No matter the duration of the program, at some point, most participants will experience some form of culture shock. Depending on the individual, some students will experience culture shock immediately, while others not at all. The “W” Theory of Culture Shock states four (4) stages of culture shock including initial euphoria, irritation and hostility, gradual adjustment and adaptation. Symptoms of culture shock may include:
- home sickness and loneliness
- irritability or feeling angry about small things
- sleeping a lot
- overeating or lack of appetite
- inability to study or focus effectively
- stereotyping of host country/culture
- increase in physical ailments or pains
- unexplainable crying
- Engaging in the culture
Students with little experience in overseas travel may lack confidence to explore or try new things, and they may attempt to seek out people and activities that will help them feel comfortable and which seem familiar.

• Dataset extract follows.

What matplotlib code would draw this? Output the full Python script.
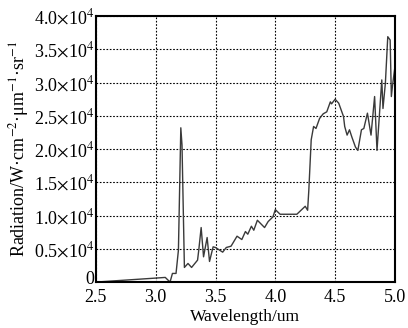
import matplotlib
matplotlib.use("Agg")
import matplotlib.pyplot as plt
import matplotlib.transforms as mtransforms
import numpy as np

plt.rcParams['font.family'] = ['Liberation Serif', 'DejaVu Serif']
plt.rcParams['mathtext.fontset'] = 'stix'

# spectrum (wavelength in um, radiation in units of 1e4)
wavelength = [2.50, 3.00, 3.08, 3.12, 3.14, 3.17, 3.19, 3.21, 3.22, 3.24,
              3.27, 3.30, 3.35, 3.36, 3.38, 3.40, 3.43, 3.45, 3.48, 3.50,
              3.56, 3.59, 3.63, 3.68, 3.72, 3.75, 3.77, 3.80, 3.82, 3.85,
              3.91, 3.94, 3.98, 4.00, 4.04, 4.18, 4.25, 4.27, 4.28, 4.30,
              4.32, 4.34, 4.37, 4.40, 4.43, 4.46, 4.47, 4.50, 4.53, 4.57,
              4.58, 4.60, 4.62, 4.64, 4.67, 4.69, 4.72, 4.74, 4.77, 4.80,
              4.83, 4.85, 4.89, 4.90, 4.92, 4.94, 4.96, 4.97, 4.98, 5.00]
radiation = [0.00, 0.06, 0.07, 0.00, 0.13, 0.13, 0.48, 2.32, 2.06, 0.22,
             0.28, 0.22, 0.33, 0.48, 0.82, 0.38, 0.67, 0.31, 0.53, 0.52,
             0.45, 0.52, 0.54, 0.69, 0.64, 0.76, 0.72, 0.84, 0.78, 0.93,
             0.82, 0.91, 0.98, 1.09, 1.02, 1.02, 1.14, 1.08, 1.38, 2.14,
             2.34, 2.31, 2.46, 2.53, 2.56, 2.71, 2.68, 2.75, 2.69, 2.49,
             2.34, 2.21, 2.29, 2.18, 2.03, 1.98, 2.29, 2.31, 2.54, 2.21,
             2.79, 1.98, 3.04, 2.61, 2.99, 3.69, 3.64, 2.79, 2.96, 3.24]

yticks = [0, 0.5, 1.0, 1.5, 2.0, 2.5, 3.0, 3.5, 4.0]
xticks = [2.5, 3.0, 3.5, 4.0, 4.5, 5.0]


def main():
    fig = plt.figure(figsize=(4.08, 3.28), dpi=100)
    ax = fig.add_axes([0.235, 0.140, 0.733, 0.811])

    ax.plot(np.array(wavelength), np.array(radiation) * 1e4, color="#3a3a3a", lw=1.0)

    ax.set_xlim(2.5, 5.0)
    ax.set_ylim(0, 4e4)
    ax.set_xticks(xticks)
    ax.set_xticklabels(["%.1f" % t for t in xticks])
    ax.set_yticks([t * 1e4 for t in yticks])
    ylabels = ["0"] + [r"%.1f$\times$10$^{4}$" % t for t in yticks[1:]]
    ax.set_yticklabels(ylabels)

    ax.grid(True, color="black", linestyle=(0, (1.5, 1.5)), linewidth=0.8)
    ax.tick_params(direction="in", length=0, labelsize=13)
    ax.tick_params(axis="x", pad=5)
    ax.tick_params(axis="y", pad=1)
    for s in ax.spines.values():
        s.set_linewidth(1.5)

    # lift the "0" a little so it clears the 2.5 below it
    zero = ax.get_yticklabels()[0]
    zero.set_transform(zero.get_transform() +
                       mtransforms.ScaledTranslation(0, 3 / 72, fig.dpi_scale_trans))

    ax.set_xlabel("Wavelength/um", fontsize=12.5, labelpad=2)
    ax.set_ylabel(r"Radiation/W·cm$^{-2}$·μm$^{-1}$·sr$^{-1}$",
                  fontsize=13, labelpad=2)

    plt.savefig("out.png", dpi=100)


if __name__ == '__main__':
    main()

If students are permitted to engage in familiar experiences (food, music, or language), they may feel ready to continue with the unfamiliar experiences offered in the new culture, language, and country.
Many times, students will get in the habit of frequenting US fast food restaurants or “American” style establishments and speaking English with their peers (to the exclusion of any language contact with local individuals). If students are travelling in groups or with faculty members, they may want to consider going to a local restaurant, museum or attraction to better engage themselves in the culture. A journaling exercise may also be suggested to give students extra incentive to reflect on the culture.
Combining actual experience with reflection is an important part of an abroad experience. Students may want to talk to their peers about what they are seeing, so they are not overwhelmed by new experiences and/or culture shock. Students want and need to process their experiences. When travelling with faculty, the faculty member should consider planning an informal session with the group at least once each week to discuss questions, assignments, site visits or any concerns and to encourage students to start to understand their experiences. Examining the contrast students are feeling and linking the experience with reflection often leads to extremely successful student learning.
It is important that all students feel comfortable speaking during reflection sessions. Faculty members should pay attention to students’ ability to contribute to the conversation (more talkative students should be reminded to share the time with other group members). When students disagree, differences should be treated as differing perspectives, not as a debate. Faculty members should discuss and deal with strong feelings that may emerge instead of avoiding the discussion, even if the feelings are negative. They may ask questions of the individual or the group and offer different ways the student may interpret the situation. Some of the most culturally enriching experiences will not be planned. They will emerge as a natural course of events throughout the program.